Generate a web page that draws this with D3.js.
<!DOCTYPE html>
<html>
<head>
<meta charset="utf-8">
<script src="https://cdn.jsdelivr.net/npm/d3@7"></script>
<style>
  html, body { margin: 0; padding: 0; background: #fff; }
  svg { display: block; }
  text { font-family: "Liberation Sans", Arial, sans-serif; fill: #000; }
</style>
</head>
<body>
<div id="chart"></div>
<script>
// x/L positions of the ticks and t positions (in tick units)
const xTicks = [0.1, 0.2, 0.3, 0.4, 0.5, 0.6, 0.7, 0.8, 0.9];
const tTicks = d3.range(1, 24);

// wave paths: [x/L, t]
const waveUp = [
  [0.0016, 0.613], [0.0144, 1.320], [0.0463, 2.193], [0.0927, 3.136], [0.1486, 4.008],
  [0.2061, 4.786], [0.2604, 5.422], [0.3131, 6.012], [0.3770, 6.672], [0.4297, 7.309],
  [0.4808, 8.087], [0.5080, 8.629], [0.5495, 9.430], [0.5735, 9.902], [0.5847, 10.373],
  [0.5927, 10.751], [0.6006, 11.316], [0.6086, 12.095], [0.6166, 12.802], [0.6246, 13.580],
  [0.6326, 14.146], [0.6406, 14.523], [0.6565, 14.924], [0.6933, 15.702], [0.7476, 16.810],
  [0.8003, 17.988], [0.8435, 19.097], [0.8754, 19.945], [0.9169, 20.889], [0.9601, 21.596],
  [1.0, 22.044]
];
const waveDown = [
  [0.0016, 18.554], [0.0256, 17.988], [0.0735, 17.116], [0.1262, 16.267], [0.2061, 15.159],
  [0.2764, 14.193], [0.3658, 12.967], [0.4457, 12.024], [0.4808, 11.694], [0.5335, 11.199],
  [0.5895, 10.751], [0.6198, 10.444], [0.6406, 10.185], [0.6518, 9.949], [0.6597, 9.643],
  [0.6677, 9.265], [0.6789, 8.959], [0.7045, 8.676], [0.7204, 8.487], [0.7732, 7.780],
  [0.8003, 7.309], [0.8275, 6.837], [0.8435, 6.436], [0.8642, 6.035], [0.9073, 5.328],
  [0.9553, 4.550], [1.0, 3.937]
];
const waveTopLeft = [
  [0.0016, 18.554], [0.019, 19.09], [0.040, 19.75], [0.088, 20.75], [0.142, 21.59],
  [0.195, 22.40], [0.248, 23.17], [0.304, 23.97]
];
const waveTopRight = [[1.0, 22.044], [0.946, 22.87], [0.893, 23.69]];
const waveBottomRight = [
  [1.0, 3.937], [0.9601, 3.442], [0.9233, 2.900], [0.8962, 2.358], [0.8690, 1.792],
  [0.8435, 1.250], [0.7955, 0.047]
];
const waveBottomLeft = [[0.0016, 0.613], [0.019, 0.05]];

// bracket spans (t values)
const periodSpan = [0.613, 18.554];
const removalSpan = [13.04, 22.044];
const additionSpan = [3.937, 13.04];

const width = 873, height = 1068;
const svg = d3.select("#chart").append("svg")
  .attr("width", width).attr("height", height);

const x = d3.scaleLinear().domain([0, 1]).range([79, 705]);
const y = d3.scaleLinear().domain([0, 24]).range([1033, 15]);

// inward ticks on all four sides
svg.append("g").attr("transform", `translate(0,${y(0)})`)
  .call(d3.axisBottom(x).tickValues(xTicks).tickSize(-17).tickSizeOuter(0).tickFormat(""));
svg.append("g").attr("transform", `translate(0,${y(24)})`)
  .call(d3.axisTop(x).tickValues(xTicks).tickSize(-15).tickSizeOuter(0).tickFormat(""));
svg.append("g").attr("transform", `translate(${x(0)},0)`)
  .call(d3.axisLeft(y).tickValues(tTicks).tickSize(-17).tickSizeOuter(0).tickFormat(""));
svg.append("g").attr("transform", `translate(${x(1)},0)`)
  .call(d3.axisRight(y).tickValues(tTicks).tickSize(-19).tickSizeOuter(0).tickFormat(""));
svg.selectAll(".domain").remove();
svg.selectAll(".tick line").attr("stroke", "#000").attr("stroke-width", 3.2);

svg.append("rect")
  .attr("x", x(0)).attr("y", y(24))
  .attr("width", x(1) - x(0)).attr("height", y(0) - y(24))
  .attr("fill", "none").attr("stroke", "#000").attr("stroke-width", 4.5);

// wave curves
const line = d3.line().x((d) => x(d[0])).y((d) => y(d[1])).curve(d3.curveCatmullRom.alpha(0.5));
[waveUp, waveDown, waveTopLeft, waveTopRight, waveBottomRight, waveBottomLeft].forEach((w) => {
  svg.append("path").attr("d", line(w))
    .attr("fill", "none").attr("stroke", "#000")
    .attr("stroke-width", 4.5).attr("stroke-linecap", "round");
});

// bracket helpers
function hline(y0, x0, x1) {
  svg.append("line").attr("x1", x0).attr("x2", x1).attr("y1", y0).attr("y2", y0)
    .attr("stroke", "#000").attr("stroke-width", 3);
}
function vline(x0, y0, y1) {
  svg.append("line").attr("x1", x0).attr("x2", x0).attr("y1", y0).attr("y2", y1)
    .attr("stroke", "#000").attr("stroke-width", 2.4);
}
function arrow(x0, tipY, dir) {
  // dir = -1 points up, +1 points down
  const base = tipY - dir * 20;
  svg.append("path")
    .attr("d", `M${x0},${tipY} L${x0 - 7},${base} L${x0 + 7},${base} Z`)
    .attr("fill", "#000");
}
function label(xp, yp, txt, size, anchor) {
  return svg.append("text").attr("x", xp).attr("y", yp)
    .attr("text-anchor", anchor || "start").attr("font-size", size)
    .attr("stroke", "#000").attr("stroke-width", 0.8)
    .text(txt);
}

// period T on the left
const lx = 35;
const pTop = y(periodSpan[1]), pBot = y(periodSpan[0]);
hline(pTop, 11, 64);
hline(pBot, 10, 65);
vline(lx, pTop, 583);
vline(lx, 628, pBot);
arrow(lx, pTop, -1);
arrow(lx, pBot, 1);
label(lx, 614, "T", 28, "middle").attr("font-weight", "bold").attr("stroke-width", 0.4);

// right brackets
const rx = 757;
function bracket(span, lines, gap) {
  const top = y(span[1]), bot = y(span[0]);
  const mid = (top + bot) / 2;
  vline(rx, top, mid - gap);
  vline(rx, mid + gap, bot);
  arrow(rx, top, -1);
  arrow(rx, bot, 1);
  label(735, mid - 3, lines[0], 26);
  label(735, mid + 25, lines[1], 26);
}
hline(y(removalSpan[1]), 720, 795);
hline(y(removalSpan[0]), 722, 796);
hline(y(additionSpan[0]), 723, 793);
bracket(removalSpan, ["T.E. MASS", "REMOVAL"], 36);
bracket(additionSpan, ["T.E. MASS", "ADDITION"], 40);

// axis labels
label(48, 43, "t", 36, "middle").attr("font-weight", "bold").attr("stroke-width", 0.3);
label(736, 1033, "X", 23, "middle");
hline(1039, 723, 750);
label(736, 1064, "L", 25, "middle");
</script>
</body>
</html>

....

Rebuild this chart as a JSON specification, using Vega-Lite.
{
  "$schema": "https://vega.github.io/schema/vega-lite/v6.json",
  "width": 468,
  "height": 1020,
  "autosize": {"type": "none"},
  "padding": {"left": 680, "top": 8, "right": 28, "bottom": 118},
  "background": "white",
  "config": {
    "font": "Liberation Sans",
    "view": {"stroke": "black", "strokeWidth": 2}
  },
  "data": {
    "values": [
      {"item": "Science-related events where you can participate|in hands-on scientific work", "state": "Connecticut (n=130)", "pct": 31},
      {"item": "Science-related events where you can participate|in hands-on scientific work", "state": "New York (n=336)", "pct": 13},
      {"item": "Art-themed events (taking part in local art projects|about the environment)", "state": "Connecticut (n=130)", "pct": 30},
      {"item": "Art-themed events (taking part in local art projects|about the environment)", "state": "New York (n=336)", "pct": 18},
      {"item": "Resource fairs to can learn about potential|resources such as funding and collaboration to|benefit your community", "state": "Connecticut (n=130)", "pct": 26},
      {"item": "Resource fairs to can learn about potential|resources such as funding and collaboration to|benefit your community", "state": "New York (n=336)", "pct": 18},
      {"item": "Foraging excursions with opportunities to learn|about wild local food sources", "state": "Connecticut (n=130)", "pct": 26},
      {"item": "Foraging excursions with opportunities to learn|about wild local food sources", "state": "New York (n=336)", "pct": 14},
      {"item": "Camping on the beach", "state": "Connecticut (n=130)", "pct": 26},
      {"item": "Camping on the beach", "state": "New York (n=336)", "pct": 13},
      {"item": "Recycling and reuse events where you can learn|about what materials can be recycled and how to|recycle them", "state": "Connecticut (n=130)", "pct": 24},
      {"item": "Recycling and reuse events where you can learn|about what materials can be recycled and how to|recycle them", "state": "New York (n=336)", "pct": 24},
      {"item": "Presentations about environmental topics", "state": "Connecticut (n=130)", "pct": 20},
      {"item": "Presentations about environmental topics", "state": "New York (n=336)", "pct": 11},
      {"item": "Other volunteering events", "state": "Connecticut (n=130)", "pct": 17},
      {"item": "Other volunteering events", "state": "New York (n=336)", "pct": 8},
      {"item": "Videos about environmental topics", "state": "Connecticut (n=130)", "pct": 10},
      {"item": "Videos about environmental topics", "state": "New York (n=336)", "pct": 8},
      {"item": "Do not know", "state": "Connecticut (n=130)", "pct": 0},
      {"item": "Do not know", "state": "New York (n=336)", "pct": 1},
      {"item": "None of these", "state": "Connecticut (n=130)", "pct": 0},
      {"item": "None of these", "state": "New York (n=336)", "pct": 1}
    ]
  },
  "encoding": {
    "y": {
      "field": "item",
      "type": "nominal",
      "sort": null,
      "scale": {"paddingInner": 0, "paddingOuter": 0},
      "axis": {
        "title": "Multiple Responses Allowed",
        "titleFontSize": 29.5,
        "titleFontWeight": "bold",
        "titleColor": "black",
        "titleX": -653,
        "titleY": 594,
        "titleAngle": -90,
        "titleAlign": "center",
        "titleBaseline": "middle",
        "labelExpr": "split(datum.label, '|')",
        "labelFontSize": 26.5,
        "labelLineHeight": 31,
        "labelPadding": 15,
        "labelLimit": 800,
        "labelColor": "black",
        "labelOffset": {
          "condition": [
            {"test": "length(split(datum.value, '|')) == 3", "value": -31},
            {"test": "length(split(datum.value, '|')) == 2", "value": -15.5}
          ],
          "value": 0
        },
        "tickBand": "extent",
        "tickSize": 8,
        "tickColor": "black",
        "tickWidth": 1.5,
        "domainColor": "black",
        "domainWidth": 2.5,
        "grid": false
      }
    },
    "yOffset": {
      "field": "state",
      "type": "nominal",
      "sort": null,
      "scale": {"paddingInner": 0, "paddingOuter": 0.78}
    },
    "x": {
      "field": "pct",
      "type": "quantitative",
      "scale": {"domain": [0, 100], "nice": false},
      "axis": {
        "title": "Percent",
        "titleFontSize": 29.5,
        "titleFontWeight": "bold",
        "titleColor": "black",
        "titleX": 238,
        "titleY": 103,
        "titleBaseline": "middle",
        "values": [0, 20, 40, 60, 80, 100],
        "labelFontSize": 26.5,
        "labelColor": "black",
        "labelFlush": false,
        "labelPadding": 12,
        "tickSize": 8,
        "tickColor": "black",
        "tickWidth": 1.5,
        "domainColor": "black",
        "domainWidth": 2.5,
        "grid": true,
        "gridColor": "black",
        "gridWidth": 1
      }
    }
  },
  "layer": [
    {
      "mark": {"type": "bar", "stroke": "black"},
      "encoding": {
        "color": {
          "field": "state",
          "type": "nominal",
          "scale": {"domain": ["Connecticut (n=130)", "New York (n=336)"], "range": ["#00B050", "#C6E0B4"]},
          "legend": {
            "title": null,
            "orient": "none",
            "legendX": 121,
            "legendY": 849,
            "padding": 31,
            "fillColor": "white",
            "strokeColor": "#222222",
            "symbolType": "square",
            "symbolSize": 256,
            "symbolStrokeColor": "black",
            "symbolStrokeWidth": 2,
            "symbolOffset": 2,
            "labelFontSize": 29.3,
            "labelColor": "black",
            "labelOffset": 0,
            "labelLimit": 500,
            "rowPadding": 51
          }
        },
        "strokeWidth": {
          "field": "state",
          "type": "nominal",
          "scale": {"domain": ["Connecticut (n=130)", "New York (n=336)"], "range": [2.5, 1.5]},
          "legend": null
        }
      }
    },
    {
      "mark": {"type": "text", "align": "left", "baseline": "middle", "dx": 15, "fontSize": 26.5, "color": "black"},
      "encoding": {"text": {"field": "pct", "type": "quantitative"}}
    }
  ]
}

....

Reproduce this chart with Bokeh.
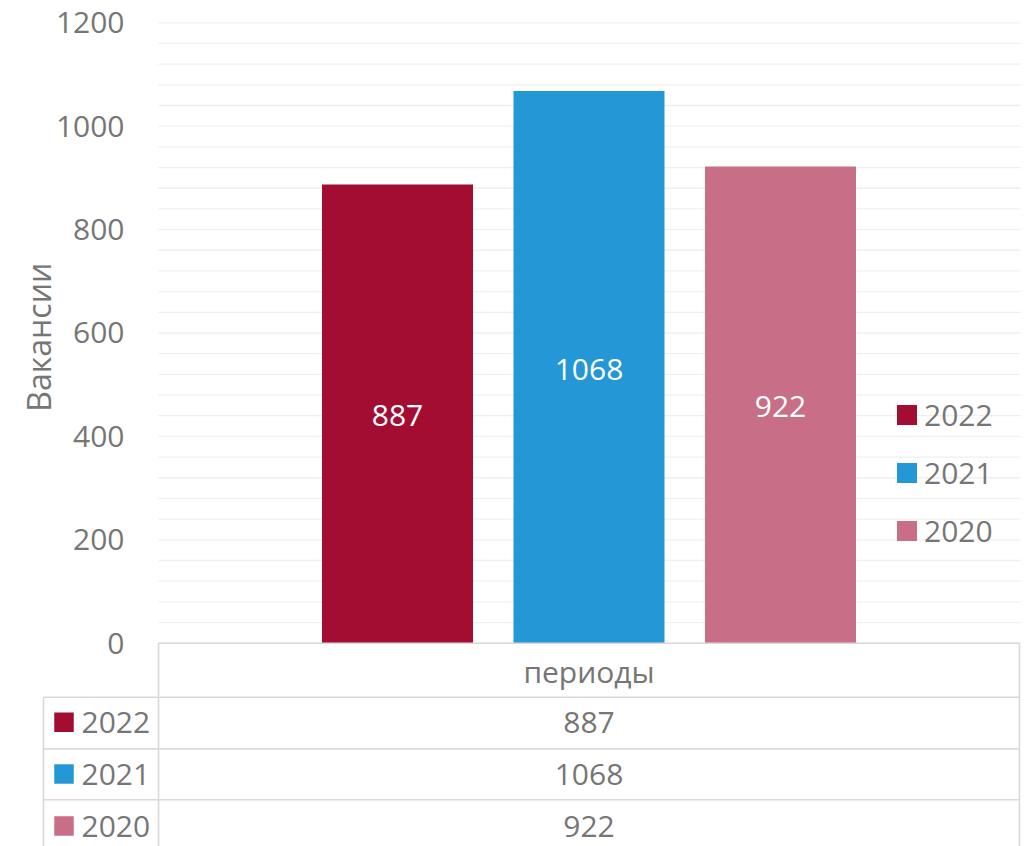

....

From the records above, pick out and copy each line holding the word "chart".

### [Exercise solution]
<div id="chart"></div>
const svg = d3.select("#chart").append("svg")
Rebuild this chart as a JSON specification, using Vega-Lite.
Reproduce this chart with Bokeh.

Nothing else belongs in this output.